What is being asked. Copy the data precisely, character for character, and leave out every picture.

Dataset section.

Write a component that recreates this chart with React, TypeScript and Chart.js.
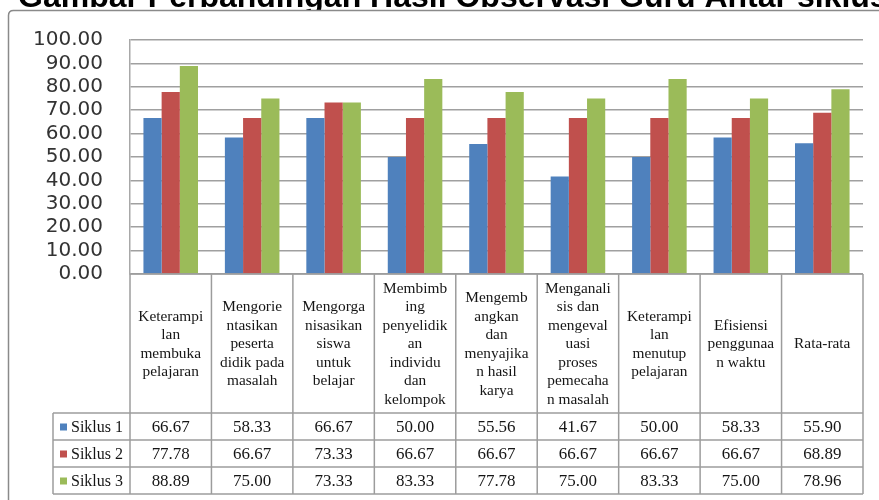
import React, { useEffect, useRef } from "react";
import { Chart, registerables } from "chart.js";

Chart.register(...registerables);

const TITLE = "Gambar Perbandingan Hasil Observasi Guru Antar siklus";

const categories: string[][] = [
  ["Keterampi", "lan", "membuka", "pelajaran"],
  ["Mengorie", "ntasikan", "peserta", "didik pada", "masalah"],
  ["Mengorga", "nisasikan", "siswa", "untuk", "belajar"],
  ["Membimb", "ing", "penyelidik", "an", "individu", "dan", "kelompok"],
  ["Mengemb", "angkan", "dan", "menyajika", "n hasil", "karya"],
  ["Menganali", "sis dan", "mengeval", "uasi", "proses", "pemecaha", "n masalah"],
  ["Keterampi", "lan", "menutup", "pelajaran"],
  ["Efisiensi", "penggunaa", "n waktu"],
  ["Rata-rata"],
];

const seriesNames = ["Siklus 1", "Siklus 2", "Siklus 3"];
const siklus1 = [66.67, 58.33, 66.67, 50.0, 55.56, 41.67, 50.0, 58.33, 55.9];
const siklus2 = [77.78, 66.67, 73.33, 66.67, 66.67, 66.67, 66.67, 66.67, 68.89];
const siklus3 = [88.89, 75.0, 73.33, 83.33, 77.78, 75.0, 83.33, 75.0, 78.96];
const seriesColors = ["#4F81BD", "#C0504D", "#9BBB59"];

const yMin = 0;
const yMax = 100;
const yStep = 10;

const allSeries = [siklus1, siklus2, siklus3];

const SERIF = '"Liberation Serif", "Times New Roman", serif';

function line(ctx: CanvasRenderingContext2D, x1: number, y1: number, x2: number, y2: number) {
  ctx.beginPath();
  ctx.moveTo(x1, y1);
  ctx.lineTo(x2, y2);
  ctx.stroke();
}

const framePlugin = {
  id: "frameAndTable",
  beforeDraw(chart: any) {
    const ctx: CanvasRenderingContext2D = chart.ctx;
    ctx.save();
    // partially hidden title
    ctx.fillStyle = "#000";
    ctx.font = 'bold 32px "Liberation Sans", Arial, sans-serif';
    ctx.textAlign = "left";
    ctx.textBaseline = "alphabetic";
    ctx.fillText(TITLE, 18, 6.5);
    // chart frame (white, covers the lower part of the title)
    const x0 = 8.5, y0 = 10.5, x1 = 920, y1 = 540, r = 5;
    ctx.beginPath();
    ctx.moveTo(x0 + r, y0);
    ctx.lineTo(x1 - r, y0);
    ctx.quadraticCurveTo(x1, y0, x1, y0 + r);
    ctx.lineTo(x1, y1 - r);
    ctx.quadraticCurveTo(x1, y1, x1 - r, y1);
    ctx.lineTo(x0 + r, y1);
    ctx.quadraticCurveTo(x0, y1, x0, y1 - r);
    ctx.lineTo(x0, y0 + r);
    ctx.quadraticCurveTo(x0, y0, x0 + r, y0);
    ctx.closePath();
    ctx.fillStyle = "#ffffff";
    ctx.fill();
    ctx.strokeStyle = "#8a8a8a";
    ctx.lineWidth = 1.5;
    ctx.stroke();
    ctx.restore();
  },
  afterDraw(chart: any) {
    const ctx: CanvasRenderingContext2D = chart.ctx;
    const area = chart.chartArea;
    const xs = chart.scales.x;
    const n = categories.length;
    const colW = (area.right - area.left) / n;
    const top = area.bottom;
    const headerBottom = 413;
    const rowH = 27;
    const legendLeft = 53;
    const tableBottom = headerBottom + rowH * seriesNames.length;

    ctx.save();
    ctx.strokeStyle = "#9c9c9c";
    ctx.lineWidth = 1.5;
    line(ctx, area.left, top, area.right, top);
    for (let r = 0; r <= seriesNames.length; r++) {
      const y = headerBottom + r * rowH;
      line(ctx, legendLeft, y, area.right, y);
    }
    for (let i = 0; i <= n; i++) {
      const x = area.left + i * colW;
      line(ctx, x, top, x, tableBottom);
    }
    line(ctx, legendLeft, headerBottom, legendLeft, tableBottom);

    // header labels
    ctx.fillStyle = "#151515";
    ctx.font = "14.5px " + SERIF;
    ctx.textAlign = "center";
    ctx.textBaseline = "middle";
    const lh = 18.5;
    const hc = (top + headerBottom) / 2 + 1;
    categories.forEach((lines, i) => {
      const cx = xs.getPixelForValue(i);
      const startY = hc - ((lines.length - 1) * lh) / 2;
      lines.forEach((t, k) => {
        ctx.save();
        ctx.translate(cx, startY + k * lh);
        ctx.scale(1.06, 1);
        ctx.fillText(t, 0, 0);
        ctx.restore();
      });
    });

    // value rows
    ctx.font = "16px " + SERIF;
    allSeries.forEach((vals, r) => {
      const cy = headerBottom + r * rowH + rowH / 2 + 1;
      vals.forEach((v, i) => {
        const cx = xs.getPixelForValue(i);
        ctx.fillStyle = "#151515";
        ctx.textAlign = "center";
        ctx.save();
        ctx.translate(cx, cy);
        ctx.scale(1.06, 1);
        ctx.fillText(v.toFixed(2), 0, 0);
        ctx.restore();
      });
      // legend cell
      ctx.fillStyle = seriesColors[r];
      ctx.fillRect(60, cy - 4, 7, 7);
      ctx.fillStyle = "#151515";
      ctx.textAlign = "left";
      ctx.fillText(seriesNames[r], 71, cy);
    });
    ctx.restore();
  },
};

export default function App() {
  const ref = useRef<HTMLCanvasElement | null>(null);
  useEffect(() => {
    if (!ref.current) return;
    const chart = new Chart(ref.current, {
      type: "bar",
      data: {
        labels: categories,
        datasets: allSeries.map((vals, i) => ({
          label: seriesNames[i],
          data: vals,
          backgroundColor: seriesColors[i],
          borderWidth: 0,
          categoryPercentage: 0.67,
          barPercentage: 1,
        })),
      },
      options: {
        animation: false,
        responsive: false,
        maintainAspectRatio: false,
        layout: { padding: { left: 0, top: 40, right: 16, bottom: 226 } },
        plugins: {
          legend: { display: false },
          title: { display: false },
          tooltip: { enabled: false },
        },
        scales: {
          x: { display: false },
          y: {
            min: yMin,
            max: yMax,
            afterFit: (s: any) => {
              s.width = 130;
            },
            ticks: {
              stepSize: yStep,
              autoSkip: false,
              padding: 27,
              color: "#333333",
              font: { family: '"DejaVu Sans", sans-serif', size: 20 },
              callback: (v: any) => Number(v).toFixed(2),
            },
            grid: { color: "#a0a0a0", lineWidth: 1.5, drawTicks: false },
            border: { display: true, color: "#a8a8a8", width: 1.5 },
          },
        },
      },
      plugins: [framePlugin],
    });
    return () => chart.destroy();
  }, []);
  return (
    <div style={{ position: "absolute", left: 0, top: 0, width: 879, height: 500 }}>
      <canvas ref={ref} width={879} height={500} style={{ width: 879, height: 500, display: "block" }} />
    </div>
  );
}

Task output.
Write a component that recreates this chart with React, TypeScript and Chart.js.
import React, { useEffect, useRef } from "react";
import { Chart, registerables } from "chart.js";

Chart.register(...registerables);

const TITLE = "Gambar Perbandingan Hasil Observasi Guru Antar siklus";

const categories: string[][] = [
  ["Keterampi", "lan", "membuka", "pelajaran"],
  ["Mengorie", "ntasikan", "peserta", "didik pada", "masalah"],
  ["Mengorga", "nisasikan", "siswa", "untuk", "belajar"],
  ["Membimb", "ing", "penyelidik", "an", "individu", "dan", "kelompok"],
  ["Mengemb", "angkan", "dan", "menyajika", "n hasil", "karya"],
  ["Menganali", "sis dan", "mengeval", "uasi", "proses", "pemecaha", "n masalah"],
  ["Keterampi", "lan", "menutup", "pelajaran"],
  ["Efisiensi", "penggunaa", "n waktu"],
  ["Rata-rata"],
];

const seriesNames = ["Siklus 1", "Siklus 2", "Siklus 3"];
const siklus1 = [66.67, 58.33, 66.67, 50.0, 55.56, 41.67, 50.0, 58.33, 55.9];
const siklus2 = [77.78, 66.67, 73.33, 66.67, 66.67, 66.67, 66.67, 66.67, 68.89];
const siklus3 = [88.89, 75.0, 73.33, 83.33, 77.78, 75.0, 83.33, 75.0, 78.96];
const seriesColors = ["#4F81BD", "#C0504D", "#9BBB59"];

const yMin = 0;
const yMax = 100;
const yStep = 10;

const allSeries = [siklus1, siklus2, siklus3];

const SERIF = '"Liberation Serif", "Times New Roman", serif';

function line(ctx: CanvasRenderingContext2D, x1: number, y1: number, x2: number, y2: number) {
  ctx.beginPath();
  ctx.moveTo(x1, y1);
  ctx.lineTo(x2, y2);
  ctx.stroke();
}

const framePlugin = {
  id: "frameAndTable",
  beforeDraw(chart: any) {
    const ctx: CanvasRenderingContext2D = chart.ctx;
    ctx.save();
    // partially hidden title
    ctx.fillStyle = "#000";
    ctx.font = 'bold 32px "Liberation Sans", Arial, sans-serif';
    ctx.textAlign = "left";
    ctx.textBaseline = "alphabetic";
    ctx.fillText(TITLE, 18, 6.5);
    // chart frame (white, covers the lower part of the title)
    const x0 = 8.5, y0 = 10.5, x1 = 920, y1 = 540, r = 5;
    ctx.beginPath();
    ctx.moveTo(x0 + r, y0);
    ctx.lineTo(x1 - r, y0);
    ctx.quadraticCurveTo(x1, y0, x1, y0 + r);
    ctx.lineTo(x1, y1 - r);
    ctx.quadraticCurveTo(x1, y1, x1 - r, y1);
    ctx.lineTo(x0 + r, y1);
    ctx.quadraticCurveTo(x0, y1, x0, y1 - r);
    ctx.lineTo(x0, y0 + r);
    ctx.quadraticCurveTo(x0, y0, x0 + r, y0);
    ctx.closePath();
    ctx.fillStyle = "#ffffff";
    ctx.fill();
    ctx.strokeStyle = "#8a8a8a";
    ctx.lineWidth = 1.5;
    ctx.stroke();
    ctx.restore();
  },
  afterDraw(chart: any) {
    const ctx: CanvasRenderingContext2D = chart.ctx;
    const area = chart.chartArea;
    const xs = chart.scales.x;
    const n = categories.length;
    const colW = (area.right - area.left) / n;
    const top = area.bottom;
    const headerBottom = 413;
    const rowH = 27;
    const legendLeft = 53;
    const tableBottom = headerBottom + rowH * seriesNames.length;

    ctx.save();
    ctx.strokeStyle = "#9c9c9c";
    ctx.lineWidth = 1.5;
    line(ctx, area.left, top, area.right, top);
    for (let r = 0; r <= seriesNames.length; r++) {
      const y = headerBottom + r * rowH;
      line(ctx, legendLeft, y, area.right, y);
    }
    for (let i = 0; i <= n; i++) {
      const x = area.left + i * colW;
      line(ctx, x, top, x, tableBottom);
    }
    line(ctx, legendLeft, headerBottom, legendLeft, tableBottom);

    // header labels
    ctx.fillStyle = "#151515";
    ctx.font = "14.5px " + SERIF;
    ctx.textAlign = "center";
    ctx.textBaseline = "middle";
    const lh = 18.5;
    const hc = (top + headerBottom) / 2 + 1;
    categories.forEach((lines, i) => {
      const cx = xs.getPixelForValue(i);
      const startY = hc - ((lines.length - 1) * lh) / 2;
      lines.forEach((t, k) => {
        ctx.save();
        ctx.translate(cx, startY + k * lh);
        ctx.scale(1.06, 1);
        ctx.fillText(t, 0, 0);
        ctx.restore();
      });
    });

    // value rows
    ctx.font = "16px " + SERIF;
    allSeries.forEach((vals, r) => {
      const cy = headerBottom + r * rowH + rowH / 2 + 1;
      vals.forEach((v, i) => {
        const cx = xs.getPixelForValue(i);
        ctx.fillStyle = "#151515";
        ctx.textAlign = "center";
        ctx.save();
        ctx.translate(cx, cy);
        ctx.scale(1.06, 1);
        ctx.fillText(v.toFixed(2), 0, 0);
        ctx.restore();
      });
      // legend cell
      ctx.fillStyle = seriesColors[r];
      ctx.fillRect(60, cy - 4, 7, 7);
      ctx.fillStyle = "#151515";
      ctx.textAlign = "left";
      ctx.fillText(seriesNames[r], 71, cy);
    });
    ctx.restore();
  },
};

export default function App() {
  const ref = useRef<HTMLCanvasElement | null>(null);
  useEffect(() => {
    if (!ref.current) return;
    const chart = new Chart(ref.current, {
      type: "bar",
      data: {
        labels: categories,
        datasets: allSeries.map((vals, i) => ({
          label: seriesNames[i],
          data: vals,
          backgroundColor: seriesColors[i],
          borderWidth: 0,
          categoryPercentage: 0.67,
          barPercentage: 1,
        })),
      },
      options: {
        animation: false,
        responsive: false,
        maintainAspectRatio: false,
        layout: { padding: { left: 0, top: 40, right: 16, bottom: 226 } },
        plugins: {
          legend: { display: false },
          title: { display: false },
          tooltip: { enabled: false },
        },
        scales: {
          x: { display: false },
          y: {
            min: yMin,
            max: yMax,
            afterFit: (s: any) => {
              s.width = 130;
            },
            ticks: {
              stepSize: yStep,
              autoSkip: false,
              padding: 27,
              color: "#333333",
              font: { family: '"DejaVu Sans", sans-serif', size: 20 },
              callback: (v: any) => Number(v).toFixed(2),
            },
            grid: { color: "#a0a0a0", lineWidth: 1.5, drawTicks: false },
            border: { display: true, color: "#a8a8a8", width: 1.5 },
          },
        },
      },
      plugins: [framePlugin],
    });
    return () => chart.destroy();
  }, []);
  return (
    <div style={{ position: "absolute", left: 0, top: 0, width: 879, height: 500 }}>
      <canvas ref={ref} width={879} height={500} style={{ width: 879, height: 500, display: "block" }} />
    </div>
  );
}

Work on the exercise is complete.